GPS/GNSS/QZSS (Michibiki) basics, accuracy improvement technology, and latest technology

Understanding GPS, GNSS, and QZSS Basics

Global Positioning System (GPS), Global Navigation Satellite System (GNSS), and Quasi-Zenith Satellite System (QZSS) are terms that frequently pop up when discussing navigation technologies.
These systems have revolutionized how we interact with the world, offering precise location information that powers everything from smartphone maps to advanced navigation for aerospace and maritime industries.

GPS, developed by the United States Department of Defense, is the most widely recognized navigation system, providing real-time positioning and timing services worldwide.
Initially intended for military applications, GPS now plays a crucial role in civilian life as well.

GNSS extends beyond GPS, encompassing various satellite navigation systems, including Russia’s GLONASS, Europe’s Galileo, and China’s BeiDou.
These systems collectively enhance global coverage and accuracy.

QZSS, also known as Michibiki, is a regional satellite positioning system developed by Japan.
Its primary aim is to augment GPS, providing more precise positioning for users in the Asia-Oceanic regions, especially within Japan.

How These Systems Work

At the core of GPS, GNSS, and QZSS are satellites orbiting the Earth.
Each satellite continuously transmits a signal containing its location and precise time.
Receivers on the ground then calculate their exact position by measuring the time it takes for these signals to reach them from at least four different satellites.
This method is known as trilateration.

The Importance of Timing

Accurate timing is critical for these systems to function correctly.
Satellites are equipped with highly accurate atomic clocks that ensure precise timekeeping.
Even a tiny error in clock readings can lead to significant inaccuracies in positioning.

Improving Positioning Accuracy

While GPS and other GNSS systems provide decent accuracy of about 10 meters for civilian use, advancements are continually being made to enhance precision.

Differential GPS (DGPS)

DGPS is an accuracy improvement system that uses a network of fixed, ground-based reference stations.
These stations transmit the difference between the positions indicated by GPS satellites and their known fixed positions.
Receivers use this information to correct their positioning data, typically improving accuracy to within a meter.

Real-Time Kinematic (RTK) Positioning

RTK is another technique used to improve accuracy significantly, making it an excellent choice for applications requiring centimeter-level precision, such as in agriculture and surveying.
RTK uses a base station at a known position and a rover that receives signals from both the base and the satellites.
By comparing these signals, the rover can determine its position relative to the base station with very high accuracy.

Augmentation Systems

Various augmentation systems have been developed to enhance GNSS accuracy further, including the Wide Area Augmentation System (WAAS), European Geostationary Navigation Overlay Service (EGNOS), and Japan’s Multi-functional Satellite Augmentation System (MSAS).
These systems provide additional satellite signals and correction data, significantly improving accuracy, integrity, and availability.
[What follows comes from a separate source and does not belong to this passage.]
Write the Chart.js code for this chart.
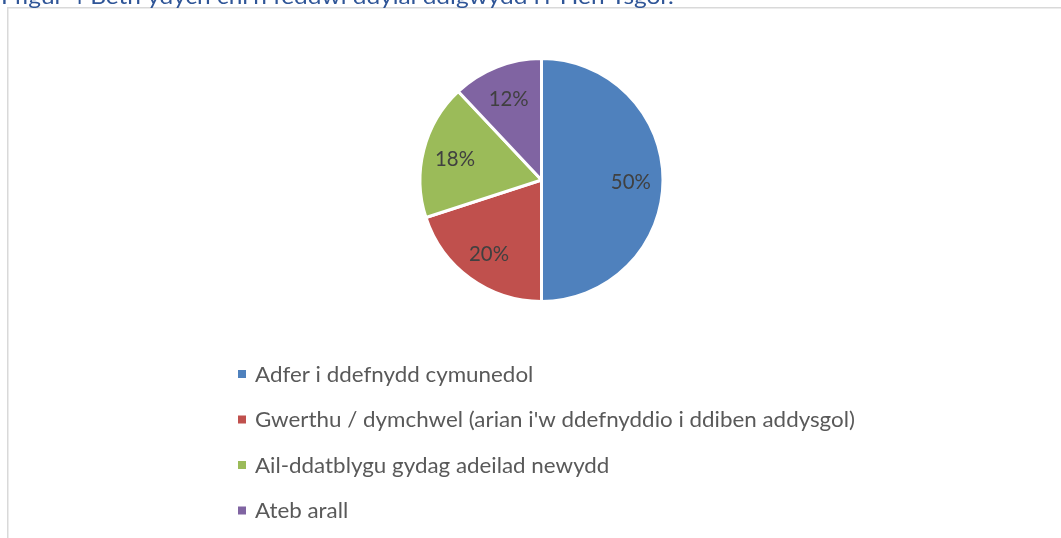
<!DOCTYPE html>
<html><head><meta charset="utf-8">
<script src="https://cdn.jsdelivr.net/npm/chart.js@4"></script>
<style>html,body{margin:0;padding:0;background:#fff;overflow:hidden}</style>
</head><body>
<canvas id="c" width="1061" height="538" style="width:1061px;height:538px;display:block"></canvas>
<script>
const titleText = "Ffigur 4 Beth ydych chi'n feddwl ddylai ddigwydd i'r Hen Ysgol?";
const categories = [
  "Adfer i ddefnydd cymunedol",
  "Gwerthu / dymchwel (arian i'w ddefnyddio i ddiben addysgol)",
  "Ail-ddatblygu gydag adeilad newydd",
  "Ateb arall"
];
const percentages = [50, 20, 18, 12];
const sliceColors = ['#4F81BD', '#C0504D', '#9BBB59', '#8064A2'];

const FONT = "Lato, 'Open Sans', 'Liberation Sans', sans-serif";

// draw text at font size `size`, horizontally scaled by sx
function drawScaled(ctx, text, x, y, size, sx, align) {
  ctx.font = size + 'px ' + FONT;
  const w = ctx.measureText(text).width * sx;
  let left = x;
  if (align === 'center') left = x - w / 2;
  ctx.save();
  ctx.translate(left, y);
  ctx.scale(sx, 1);
  ctx.textAlign = 'left';
  ctx.fillText(text, 0, 0);
  ctx.restore();
}
function scaleFor(ctx, text, size, targetW) {
  ctx.font = size + 'px ' + FONT;
  return targetW / ctx.measureText(text).width;
}

const decor = {
  id: 'decor',
  afterDraw(chart) {
    const ctx = chart.ctx;
    ctx.save();
    // frame
    ctx.strokeStyle = '#D9D9D9';
    ctx.lineWidth = 1.5;
    ctx.beginPath();
    ctx.moveTo(1062, 7.75);
    ctx.lineTo(7.75, 7.75);
    ctx.lineTo(7.75, 538);
    ctx.stroke();

    // title (partially cut off at top)
    ctx.fillStyle = '#2F5597';
    ctx.textBaseline = 'alphabetic';
    const tSize = 21;
    const tsx = scaleFor(ctx, titleText, tSize, 676);
    drawScaled(ctx, titleText, 1, 3.5, tSize, tsx, 'left');

    // data labels
    const meta = chart.getDatasetMeta(0);
    const lSize = 22;
    const lsx = scaleFor(ctx, '50%', lSize, 40);
    ctx.fillStyle = '#404040';
    ctx.textBaseline = 'middle';
    meta.data.forEach((arc, i) => {
      const p = arc.getProps(['x', 'y', 'startAngle', 'endAngle', 'outerRadius'], true);
      const mid = (p.startAngle + p.endAngle) / 2;
      const r = p.outerRadius * 0.735;
      drawScaled(ctx, percentages[i] + '%', p.x + Math.cos(mid) * r, p.y + Math.sin(mid) * r + 1.5, lSize, lsx, 'center');
    });

    // legend
    const gSize = 20.5;
    const gsx = scaleFor(ctx, categories[1], gSize, 600);
    ctx.textBaseline = 'middle';
    const rowTop = 374, rowStep = 45.5;
    categories.forEach((c, i) => {
      const yc = rowTop + i * rowStep;
      ctx.fillStyle = sliceColors[i];
      ctx.fillRect(238, yc - 4, 8, 8);
      ctx.fillStyle = '#595959';
      drawScaled(ctx, c, 255, yc + 1, gSize, gsx, 'left');
    });
    ctx.restore();
  }
};

new Chart(document.getElementById('c'), {
  type: 'pie',
  data: {
    labels: categories,
    datasets: [{
      data: percentages,
      backgroundColor: sliceColors,
      borderColor: '#FFFFFF',
      borderWidth: 3
    }]
  },
  options: {
    responsive: false,
    devicePixelRatio: 1,
    animation: false,
    radius: 121.5,
    layout: { padding: { left: 401, right: 379, top: 40, bottom: 218 } },
    plugins: { legend: { display: false }, tooltip: { enabled: false }, title: { display: false } }
  },
  plugins: [decor]
});
</script>
</body></html>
Latest Developments in Technology

The field of satellite navigation technology is ever-evolving, and recent advancements promise even greater levels of precision and functionality.

Multi-Constellation GNSS Receivers

One of the most notable trends is the development of multi-constellation GNSS receivers.
These devices can access signals from multiple GNSS systems at once, potentially providing increased accuracy and reliability by compensating for any deficiencies in individual systems.

Dual-Frequency GNSS

Dual-frequency GNSS receivers improve accuracy by using two different frequency bands to correct ionospheric errors, providing a significant boost in positioning precision.
This has opened up new possibilities for high-accuracy tasks previously restricted to specialized equipment.

Advanced Signal Modulation

New signal modulation techniques, such as Binary Offset Carrier (BOC) and Alternate Binary Offset Carrier (AltBOC), are being developed to minimize interference and improve noise resistance.
These advancements help maintain signal integrity, crucial for robust positioning information.

Integration with IoT

The integration of GNSS technology with the Internet of Things (IoT) is another exciting development.
Seamless connectivity enhances smart city infrastructures, offering efficient resource management, transportation systems, and emergency response services.

The Future of Satellite Navigation

Looking ahead, satellite navigation systems will continue to evolve and find new applications in diverse fields.
The integration of AI and big data analytics holds the potential to further enhance the capabilities of these systems, providing deeper insights and more customized location-based services.

As more countries invest in their own satellite systems, global coverage will become more robust, ensuring more reliable and precise positioning than ever before.
Understanding GPS, GNSS, and QZSS and keeping an eye on emerging technologies will be central to harnessing the full potential of these systems for future innovations.